Der Zentralrat der Muslime in Deutschland (ZMD) beobachtet in Zeiten der Corona-Pandemie eine wachsende Vielfalt der digitalen Kommunikation in den Moscheegemeinden. "Wir erleben derzeit eine sehr starke Rückmeldung über virtuelle Angebote", sagte der Vorstandsvorsitzende Aiman Mazyek dem Evangelischen Pressedienst (epd). Dies betreffe innerhalb einer Gemeinde etwa die Verbreitung von Ansprachen und Predigten der Imame oder Frage- und Antwortangebote. Dies sorge auch für eine neue Zusammenarbeit zwischen den Generationen, wenn Jüngere die Älteren mit der Nutzung des Internets und den dortigen spirituellen Angeboten vertraut machten.

Moscheen seien derzeit komplett wegen der Corona-Pandemie geschlossen, betonte Mazyek für den Verband ZMD, der rund 300 Moscheegemeinden von 35 Dachorganisationen vertritt. Auch Gebete seien in den Moscheen für einzelne Gläubige nicht möglich. Gottesdienste wie das wöchentliche Freitagsgebet oder das fünfmalige tägliche Gebet könnten - im Gegensatz zu christlichen Gottesdiensten - aus theologischen Gründen nicht ersatzweise mit einem Prediger aus dem leeren Gebetsraum gestreamt werden. "Eine Substitution durch eine Livesendung ist grundsätzlich nicht möglich", betonte Mazyek und verwies auf entsprechende Diskussionen innerhalb des Verbands und auf den Austausch mit internationalen islamischen Gelehrten. Das Freitagsgebet könne nur in der Moschee stattfinden.

Kleinen Gemeinden droht die Schließung

Umso mehr griffen Gläubige auf den digitalen Austausch von Bittgebeten oder Koranversen zurück, sagte Mazyek. Auf überregionaler Ebene bemühe sich der Verband, organisatorische Hilfe zu leisten, auch mit Seminaren zu Youtube, Instagram und anderen Social-Media-Kanälen.

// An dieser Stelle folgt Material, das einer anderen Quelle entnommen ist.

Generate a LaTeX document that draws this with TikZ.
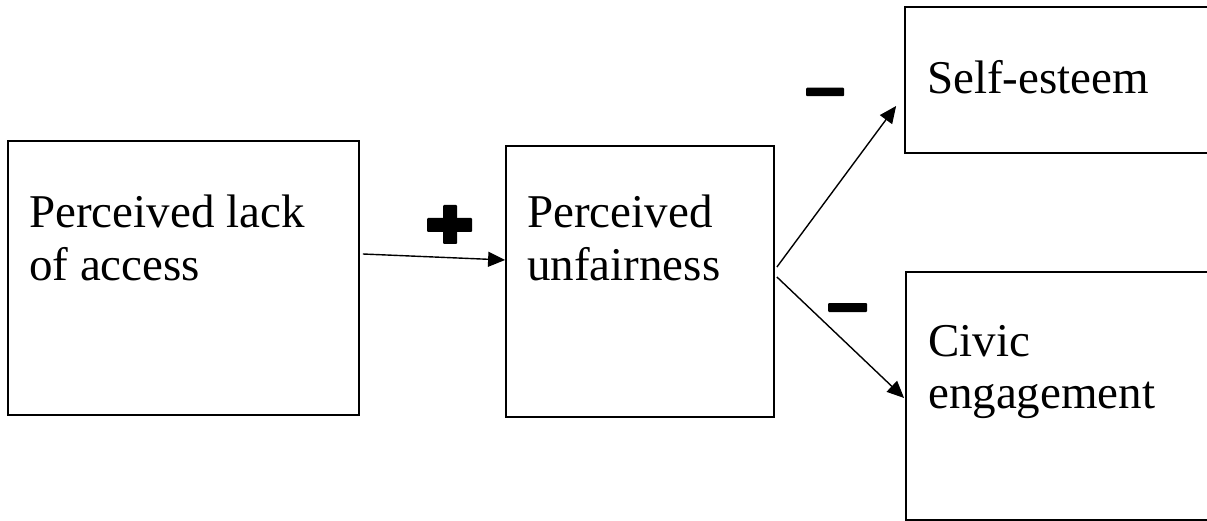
\documentclass[tikz,border=0pt]{standalone}
\usepackage{fontspec}
\setmainfont{Liberation Serif}
\usetikzlibrary{arrows.meta}
\tikzset{
  box/.style={draw=black, line width=1.8pt, rectangle, inner sep=0pt, fill=none},
  label/.style={font=\fontsize{47}{52}\selectfont, anchor=base west, inner sep=0pt, align=left},
  arr/.style={line width=1.4pt, -{Triangle[length=17pt,width=15pt]}},
  bar/.style={fill=black, draw=none, inner sep=0pt, rectangle, rounded corners=1pt},
}
\begin{document}
\begin{tikzpicture}[x=1pt,y=-1pt]
\useasboundingbox (0,0) rectangle (1207,521);
\clip (0,0) rectangle (1207,521);

% boxes
\node[box, minimum width=351pt, minimum height=274pt] (b1) at (183.5,278) {};
\node[box, minimum width=268pt, minimum height=271pt] (b2) at (640,281.5) {};
\node[box, minimum width=330pt, minimum height=146pt] (b3) at (1070,80) {};
\node[box, minimum width=330pt, minimum height=248pt] (b4) at (1071,396) {};

% box texts (base anchor sits on the last line)
\node[label] (t1) at (29,280) {Perceived lack\\of access};
\node[label] (t2) at (527,280) {Perceived\\unfairness};
\node[label] (t3) at (927,94) {Self-esteem};
\node[label] (t4) at (928,408) {Civic\\engagement};

% sign marks
\node[bar, minimum width=45pt, minimum height=14pt] (plush) at (449.5,225) {};
\node[bar, minimum width=14pt, minimum height=39pt] (plusv) at (450,224.5) {};
\node[bar, minimum width=38pt, minimum height=8.5pt] (m1) at (825,92) {};
\node[bar, minimum width=39pt, minimum height=9pt] (m2) at (847.5,307.5) {};

% connectors
\draw[arr] ([xshift=3pt,yshift=24pt]b1.east) -- ([yshift=21.5pt]b2.west);
\draw[arr] ([xshift=2pt,yshift=14.5pt]b2.east) -- ([xshift=-8pt,yshift=-26pt]b3.west);
\draw[arr] ([xshift=2pt,yshift=4.5pt]b2.east) -- ([xshift=-1pt,yshift=-2pt]b4.west);
\end{tikzpicture}
\end{document}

Aktuell habe sich der ZMD auf die Empfehlung eines Webtools an die Gemeinden verständigt. Viele Gemeinden seien allerdings bereits digital gut aufgestellt, nutzten bereits Online-Plattformen oder beteiligten sich an Live-Schalten. Imame vernetzten sich in Whatsapp-Gruppen und befänden sich im ständigen Austausch. "Alles ist in einer regen Entwicklung, die Landschaft fächert sich gerade auf", schilderte Mazyek.

Sorge bereite vor allem den kleineren Gemeinden ohne finanzielle Rücklagen der Verlust durch ausfallende Kollekten. Mehr als die Hälfte der regelmäßigen Einnahmen laufe über die Kollekte, erklärte Mazyek. In der islamischen Gemeinschaft seien nun vor allem wohlhabende Gläubige zu Spenden aufgerufen. Andernfalls drohe einzelnen Gemeinden die Schließung. Gespräche über mögliche Mietzuschüsse für Gemeinderäume stünden auf der Ebene des ZMD noch ganz am Anfang.

Das Coronavirus sei im weltlichen Sinne und auch im Sinne des Glaubens als Prüfung zu verstehen, erläuterte Mazyek. "Nicht als Strafe, sondern als Prüfung Gottes, trotz der Einschränkungen den Verpflichtungen wie Barmherzigkeit, Nächstenliebe, Geduld und Nachsicht nachzukommen." Im Koran gebe es Aussagen des Propheten zum Schutz von Gebieten und Quarantäne-Maßnahmen. Dies seien nicht nur weltlich richtige Maßnahmen. Auch der islamische Glauben verlange, sich nicht blind "ins Verderben" zu werfen.